Composition-property extrapolation for compositionally complex solid solutions based on word embeddings
Abstract
Mastering the challenge of predicting properties of unknown materials with multiple principal elements (high entropy alloys/compositionally complex solid solutions) is crucial for the speedup in materials discovery. We show and discuss three models, using experimentally measured electrocatalytic performance data from two ternary systems (Ag-Pd-Ru; Ag-Pd-Pt), to predict electrocatalytic performance in the shared quaternary system (Ag-Pd-Pt-Ru).

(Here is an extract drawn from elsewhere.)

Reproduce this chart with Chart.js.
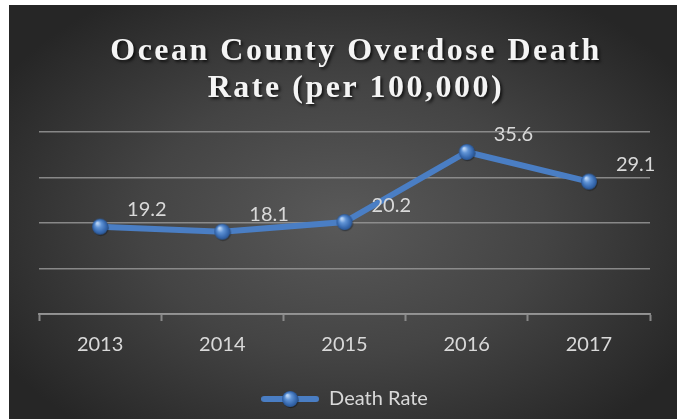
<!DOCTYPE html>
<html>
<head>
<meta charset="utf-8">
<script src="https://cdn.jsdelivr.net/npm/chart.js@4.4.1/dist/chart.umd.min.js"></script>
<style>
    html, body { margin: 0; padding: 0; background: #ffffff; }
    #wrap {
        position: absolute; left: 9px; top: 5px; width: 668px; height: 414px;
        background: radial-gradient(ellipse 60% 65% at 50% 52%, #595959 0%, #444444 50%, #262626 100%);
    }
</style>
</head>
<body>
<div id="wrap"><canvas id="rateChart" width="668" height="414"></canvas></div>
<script>
const years = ['2013', '2014', '2015', '2016', '2017'];
const deathRate = [19.2, 18.1, 20.2, 35.6, 29.1];
const titleLines = ['Ocean County Overdose Death', 'Rate (per 100,000)'];
const seriesName = 'Death Rate';

const lineBlue = '#4a7ec4';
const textGrey = '#d9d9d9';
const gridGrey = 'rgba(150, 150, 150, 0.85)';

// glossy ball used for the markers
function makeBall(size, r) {
    const c = document.createElement('canvas');
    c.width = size; c.height = size;
    const g = c.getContext('2d');
    const cx = size / 2, cy = size / 2;
    g.fillStyle = 'rgba(0,0,0,0.35)';
    g.beginPath(); g.arc(cx + 0.8, cy + 1.2, r, 0, Math.PI * 2); g.fill();
    const grad = g.createRadialGradient(cx - r * 0.35, cy - r * 0.45, r * 0.1, cx, cy, r);
    grad.addColorStop(0, '#b9d4f5');
    grad.addColorStop(0.35, '#5f93d6');
    grad.addColorStop(0.8, '#3567ad');
    grad.addColorStop(1, '#2a5592');
    g.fillStyle = grad;
    g.beginPath(); g.arc(cx, cy, r, 0, Math.PI * 2); g.fill();
    return c;
}

function makeLegendIcon() {
    const c = document.createElement('canvas');
    c.width = 58; c.height = 20;
    const g = c.getContext('2d');
    g.strokeStyle = lineBlue;
    g.lineWidth = 6;
    g.lineCap = 'round';
    g.beginPath(); g.moveTo(3, 10); g.lineTo(55, 10); g.stroke();
    g.drawImage(makeBall(20, 8), 19, 0);
    return c;
}

const ball = makeBall(20, 8);

// title with letter spacing and soft shadow
const titlePlugin = {
    id: 'titlePlugin',
    afterDraw(chart) {
        const ctx = chart.ctx;
        ctx.save();
        ctx.font = 'bold 32px "Liberation Serif", "Times New Roman", serif';
        ctx.letterSpacing = '2.5px';
        ctx.fillStyle = '#f4f4f4';
        ctx.textAlign = 'center';
        ctx.textBaseline = 'alphabetic';
        ctx.shadowColor = 'rgba(0,0,0,0.7)';
        ctx.shadowBlur = 3;
        ctx.shadowOffsetX = 2;
        ctx.shadowOffsetY = 2;
        ctx.fillText(titleLines[0], 347, 55);
        ctx.fillText(titleLines[1], 347, 92);
        ctx.restore();
    }
};

// value labels up and to the right of each point
const valueLabels = {
    id: 'valueLabels',
    afterDatasetsDraw(chart) {
        const ctx = chart.ctx;
        const meta = chart.getDatasetMeta(0);
        ctx.save();
        ctx.font = '20px Lato, "Open Sans", sans-serif';
        ctx.fillStyle = textGrey;
        ctx.textAlign = 'left';
        ctx.textBaseline = 'middle';
        meta.data.forEach((pt, i) => {
            ctx.fillText(deathRate[i].toFixed(1), pt.x + 27, pt.y - 17);
        });
        ctx.restore();
    }
};

new Chart(document.getElementById('rateChart'), {
    type: 'line',
    data: {
        labels: years,
        datasets: [{
            label: seriesName,
            data: deathRate,
            borderColor: lineBlue,
            backgroundColor: lineBlue,
            borderWidth: 6,
            tension: 0,
            pointStyle: ball,
            pointRadius: 9,
            pointHoverRadius: 9
        }]
    },
    options: {
        responsive: false,
        animation: false,
        layout: { padding: { top: 127, left: 30, right: 27, bottom: 0 } },
        plugins: {
            title: { display: false },
            tooltip: { enabled: false },
            legend: {
                display: true,
                position: 'bottom',
                labels: {
                    usePointStyle: true,
                    pointStyle: makeLegendIcon(),
                    pointStyleWidth: 58,
                    color: textGrey,
                    font: { family: 'Lato, "Open Sans", sans-serif', size: 20 },
                    padding: 10
                }
            }
        },
        scales: {
            x: {
                offset: true,
                grid: {
                    offset: true,
                    drawOnChartArea: false,
                    drawTicks: true,
                    tickLength: 7,
                    tickWidth: 2,
                    tickColor: gridGrey
                },
                border: { color: gridGrey, width: 2 },
                ticks: {
                    color: textGrey,
                    padding: 12,
                    font: { family: 'Lato, "Open Sans", sans-serif', size: 20 }
                },
                afterFit(scale) { scale.height = 65; }
            },
            y: {
                min: 0,
                max: 40,
                ticks: { display: false, stepSize: 10 },
                grid: { color: gridGrey, lineWidth: 1.5, drawTicks: false },
                border: { display: false }
            }
        }
    },
    plugins: [titlePlugin, valueLabels]
});
</script>
</body>
</html>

As a starting point, we apply Gaussian Process Regression (GPR) based on composition as the feature, which includes both Ag and Pd, achieving an initial correlation coefficient for the prediction (r) of 0.63 and a determination coefficient (r2) of 0.08. Second, we present a version of the GPR model using word embedding-derived materials vectors as features. Using materials-specific embedding vectors significantly improves the predictions, evident from an improved r2 of 0.65. The third model is based on a `standard vector method' which synthesizes weighted vector representations of material properties as features, then creating a reference vector that results in a very good correlation with the quaternary system's material performance (resulting r of 0.94). Our approach demonstrates that existing experimental data combined with the latent knowledge of word embedding-derived representations of materials can be used effectively for materials discovery where data is typically scarce.